# VA could save your home mortgage



## John Harrelson (Oct 24, 2008)

Enhanced VA Mortgage Options Now Available for Veterans 

*Of Potential Benefit to Those in Financial Distress*

WASHINGTON (Oct.24) -- Veterans with conventional home loans now have new options for refinancing to a Department of Veterans Affairs (VA)guaranteed home loan. 

These new options are available as a result of the Veterans' Benefits Improvement Act of 2008, which the President signed into law on October 10, 2008.

"These changes will allow VA to assist a substantial number of veterans with subprime mortgages refinance into a safer, more affordable, VA guaranteed loan," said Secretary of Veterans Affairs Dr.

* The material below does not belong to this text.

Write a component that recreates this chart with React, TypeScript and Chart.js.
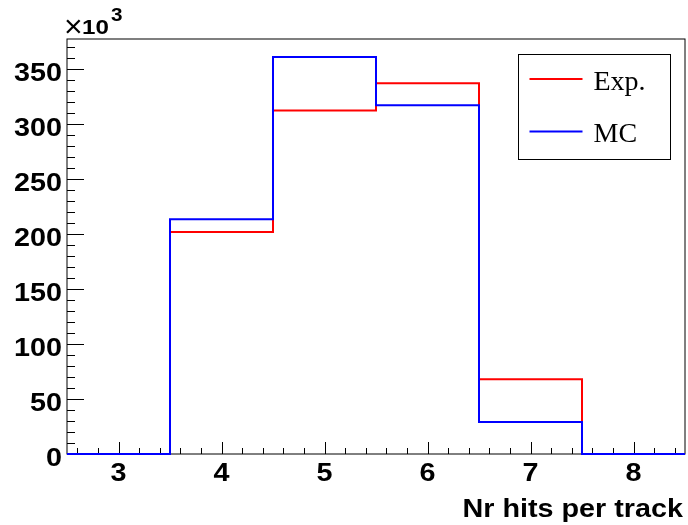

James B. Peake.

"Veterans in financial distress due to high rate subprime mortgages are potentially the greatest beneficiaries." 

VA has never guaranteed subprime loans. However, as a result of the new law VA can now help many more veterans who currently have subprime loans.

The new law makes changes to VA's home loan refinancing program.

* Veterans who wish to refinance their subprime or conventional mortgage may now do so for up to 100 percent of the value of the property. * 

These types of loans were previously limited to 90 percent of the value. 

Additionally, Congress raised VA's maximum loan amount for these types of refinancing loans. Previously, these refinancing loans were capped at $144,000. 

*With the new legislation, such loans may be made up to $729,750 depending on where the property is located. *

Increasing the loan-to-value ratio and raising the maximum loan amount will allow more qualified veterans to refinance through VA, allowing for savings on interest costs or even potentially avoiding foreclosure.

Originally set to expire at the end of this month, VA's authority to guaranty Adjustable Rate Mortgages (ARMs) and Hybrid ARMs was also
* extended under this new law through September 30, 2012. * 

Unlike conventional ARMs and hybrid ARMs, VA limits interest rate increases on these loans from year to year, as well as over the life of the loans. 

Since 1944, when home loan guaranties were offered with the original GI Bill, VA has guaranteed more than 18 million home loans worth over $911 billion. This year, about 180,000 veterans, active duty service members and survivors received loans valued at about $36 billion.

For more information, or to obtain help from a VA Loan Specialist, veterans may call VA at 1-877-827-3702 or visit www.homeloans.va.gov

http://www.homeloans.va.gov/


----------



## nitin (Jan 20, 2009)

Re: VA could save your home mortgage

thats good but i want to read somthing more.
-----------------
nitin
-----------------
Home Loans-Home Loans


----------



## DL Rupper (Jan 20, 2009)

Re: VA could save your home mortgage

The problem with new VA and FHA mortgage loans is that if you go NO DOWN payment you pay about 1 percentage point higher interest.  I have been looking into a mortgage on a Condo and unless you do a fixed rate conventional loan with 20% down you don't necessarily get the best interest rate.  That's on new loans.  I'm not sure about refinancing an existing  VA loan.


----------